In the following lines, I am going to explain to you what the Baby Led Weaning BLW consists of and the benefits it brings to children.
From my experience in the nutrition consultation, I know that one of the main concerns of mothers (especially new mothers) is the transition to complementary feeding of their babies. In fact, I myself have become more interested in this topic as a result of my pregnancy and future motherhood. It is completely understandable that there is some uncertainty, since each pediatrician gives different guidelines and the recommendations have changed significantly in recent decades. Years ago, the World Health Organization recommended the introduction of complementary feeding from the first 4 or 5 months of babies. However, current protocols recommend exclusive breastfeeding up to the first 6 months of age. This modification is largely due to the fact that babies have more developed motor skills by the time they are 6 months old.
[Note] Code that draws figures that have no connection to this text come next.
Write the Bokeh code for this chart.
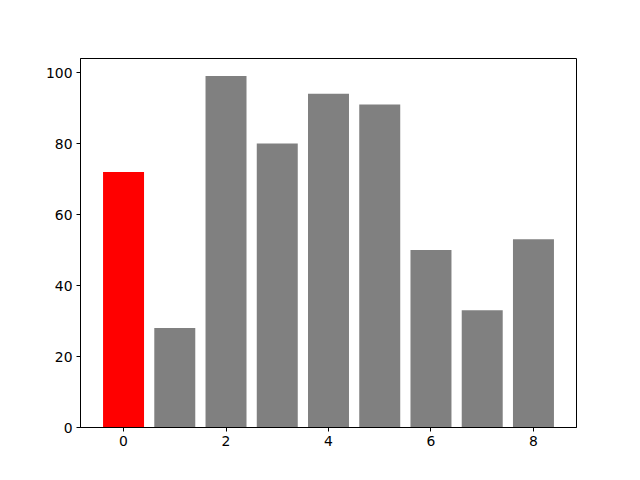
from bokeh.plotting import figure
from bokeh.models import ColumnDataSource, FixedTicker, Range1d
from bokeh.embed import file_html
from bokeh.resources import INLINE

xs = [0, 1, 2, 3, 4, 5, 6, 7, 8]
values = [72, 28, 99, 80, 94, 91, 50, 33, 53]
colors = ["red", "gray", "gray", "gray", "gray", "gray", "gray", "gray", "gray"]
x_ticks = [0, 2, 4, 6, 8]
y_ticks = [0, 20, 40, 60, 80, 100]

src = ColumnDataSource(dict(x=xs, top=values, color=colors))

p = figure(output_backend="svg", toolbar_location=None,
           frame_width=496, frame_height=369,
           min_border_left=80, min_border_right=48,
           min_border_top=58, min_border_bottom=37,
           x_range=Range1d(-0.84, 8.84), y_range=Range1d(0, 103.95))
p.vbar(x="x", top="top", bottom=0, width=0.8, fill_color="color",
       line_color=None, source=src)

p.xgrid.visible = False
p.ygrid.visible = False
p.outline_line_color = "black"
p.outline_line_width = 1
p.outline_line_alpha = 1
p.background_fill_color = "white"
p.border_fill_color = "white"

p.xaxis.ticker = FixedTicker(ticks=x_ticks)
p.yaxis.ticker = FixedTicker(ticks=y_ticks)
for ax in (p.xaxis, p.yaxis):
    ax.major_tick_in = 0
    ax.major_tick_out = 4
    ax.minor_tick_in = 0
    ax.minor_tick_out = 0
    ax.axis_line_color = "black"
    ax.major_tick_line_color = "black"
    ax.major_label_text_font = "DejaVu Sans"
    ax.major_label_text_font_size = "13.9px"
    ax.major_label_text_color = "black"
    ax.major_label_standoff = 4

open("out.html", "w").write(file_html(p, INLINE))
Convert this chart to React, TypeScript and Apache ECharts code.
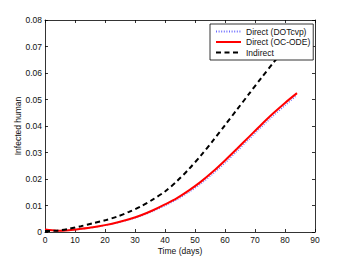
import React, { useEffect, useRef } from "react";
import * as echarts from "echarts";

const days = [0, 4, 8, 12, 16, 20, 24, 28, 32, 36, 40, 44, 48, 52, 56, 60, 64, 68, 72, 76, 80, 84];
const directDOTcvp = [0.0008, 0.0005, 0.0007, 0.0011, 0.0017, 0.0025, 0.0034, 0.0046, 0.006, 0.0078, 0.0099, 0.0122, 0.015, 0.0182, 0.0219, 0.026, 0.0304, 0.0349, 0.0394, 0.0437, 0.0477, 0.0516];
const directOCODE = [0.0009, 0.0005, 0.0007, 0.0012, 0.0018, 0.0026, 0.0036, 0.0048, 0.0063, 0.0082, 0.0104, 0.0128, 0.0157, 0.019, 0.0228, 0.027, 0.0314, 0.0359, 0.0404, 0.0447, 0.0487, 0.0524];
const indirect = [0.0004, 0.0005, 0.0012, 0.0022, 0.0033, 0.0044, 0.0058, 0.0076, 0.0097, 0.0123, 0.0153, 0.0192, 0.0238, 0.0289, 0.0345, 0.0403, 0.0462, 0.0521, 0.058, 0.0637, 0.0693, 0.0748];
const seriesNames = ["Direct (DOTcvp)", "Direct (OC-ODE)", "Indirect"];
const xAxisName = "Time (days)";
const yAxisName = "Infected human";

const font = "Liberation Sans, Arial, Helvetica, sans-serif";

export default function App() {
  const ref = useRef<HTMLDivElement>(null);
  useEffect(() => {
    if (!ref.current) return;
    const chart = echarts.init(ref.current, undefined, { renderer: "svg" });
    const pairs = (vals: number[]) => days.map((d, i) => [d, vals[i]]);
    const axisCommon = {
      axisLine: { show: true, onZero: false, lineStyle: { color: "#000", width: 0.8 } },
      axisTick: { show: true, inside: true, length: 3, lineStyle: { color: "#000", width: 0.8 } },
      splitLine: { show: false },
    };
    chart.setOption({
      animation: false,
      backgroundColor: "#fff",
      textStyle: { fontFamily: font },
      grid: { left: 45, right: 33, top: 20, bottom: 29, containLabel: false },
      legend: {
        orient: "vertical",
        left: 210,
        top: 24,
        z: 20,
        data: seriesNames,
        backgroundColor: "#fff",
        borderColor: "#000",
        borderWidth: 0.8,
        borderRadius: 0,
        padding: [3, 3, 3, 5],
        itemGap: 1.5,
        itemWidth: 25,
        itemHeight: 8,
        itemStyle: { opacity: 0 },
        textStyle: { fontSize: 8.5, color: "#111", fontFamily: font },
      },
      xAxis: [
        {
          type: "value",
          min: 0,
          max: 90,
          interval: 10,
          name: xAxisName,
          nameLocation: "middle",
          nameGap: 14,
          nameMoveOverlap: false,
          nameTextStyle: { fontSize: 8.5, color: "#111", fontFamily: font },
          axisLabel: { fontSize: 8.5, color: "#111", margin: 3, fontFamily: font },
          ...axisCommon,
        },
        {
          type: "value",
          position: "top",
          min: 0,
          max: 90,
          interval: 10,
          axisLabel: { show: false },
          ...axisCommon,
        },
      ],
      yAxis: [
        {
          type: "value",
          min: 0,
          max: 0.08,
          interval: 0.01,
          name: yAxisName,
          nameLocation: "middle",
          nameGap: 23,
          nameMoveOverlap: false,
          nameTextStyle: { fontSize: 8.5, color: "#111", fontFamily: font },
          axisLabel: {
            fontSize: 8.5,
            color: "#111",
            margin: 3,
            fontFamily: font,
            formatter: (v: number) => String(+v.toFixed(2)),
          },
          ...axisCommon,
        },
        {
          type: "value",
          position: "right",
          min: 0,
          max: 0.08,
          interval: 0.01,
          axisLabel: { show: false },
          ...axisCommon,
        },
      ],
      series: [
        {
          name: seriesNames[0],
          type: "line",
          data: pairs(directDOTcvp),
          smooth: 0.3,
          symbol: "none",
          lineStyle: { color: "#6b6bff", width: 1.2, type: [1, 1.6] },
          itemStyle: { color: "#6b6bff" },
          z: 2,
        },
        {
          name: seriesNames[1],
          type: "line",
          data: pairs(directOCODE),
          smooth: 0.3,
          symbol: "none",
          lineStyle: { color: "#ff0000", width: 2 },
          itemStyle: { color: "#ff0000" },
          z: 2,
        },
        {
          name: seriesNames[2],
          type: "line",
          data: pairs(indirect),
          smooth: 0.3,
          symbol: "none",
          lineStyle: { color: "#000", width: 2, type: [5, 3.5] },
          itemStyle: { color: "#000" },
          z: 2,
        },
      ],
    });
    return () => chart.dispose();
  }, []);
  return (
    <div
      ref={ref}
      style={{ position: "fixed", left: 0, top: 0, width: 348, height: 261, background: "#fff" }}
    />
  );
}
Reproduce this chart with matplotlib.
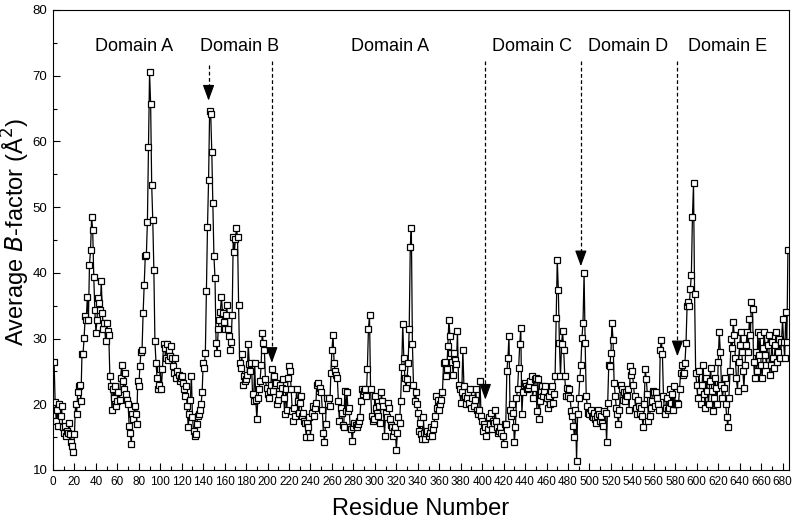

There are many benefits of this type of diet. By this I do not mean that our children cannot be fed porridge or mashed foods at certain times. Creams and purees are one more food that does not have to be avoided at all costs.
The main benefits to highlight would be:
- Allows babies to experiment with flavors, textures, smells… of the foods that they will later include in their regular diet. This also helps them learn to differentiate between foods separately, something impossible in the case of baby foods that include mixtures of several foods at the same time.
- The child incorporates the family’s eating habits at a very early age by eating the same type of food and in an independent way, that is, by himself.
- In the future, the baby will be more open to accepting new foods and it will be easier for him to assimilate a more complete diet.
- It is important to note that we are not forcing the little one to eat a certain amount of food, but rather that she eats based on her appetite. This is also associated with lower rates of overweight and obesity in future ages.
- It stimulates the psychomotor skills of the baby, who does not have to wait with his mouth open for the spoon, but he must pick up and put the food in his mouth.
I’ll leave you a talk with my partner and expert in infant feeding Patricia Nevot
The BLISS method or Baby Led Introduction to Solids is a variant of Baby Led Weaning. In this case, the method of introducing foods is the same, but focuses on those that are rich in iron and energy. According to the BLISS method, each meal should have:
- A sufficient supply of energy (through carbohydrates for example or fat)
- A food rich in iron (through iron-rich animal or plant foods)
- A vegetable or a fruit
Like the BLW, it shares the idea that the food that is given to the child is of adequate texture and shape to avoid choking. It is also specified not to burden the child with a large number of foods at the same time (maximum 4).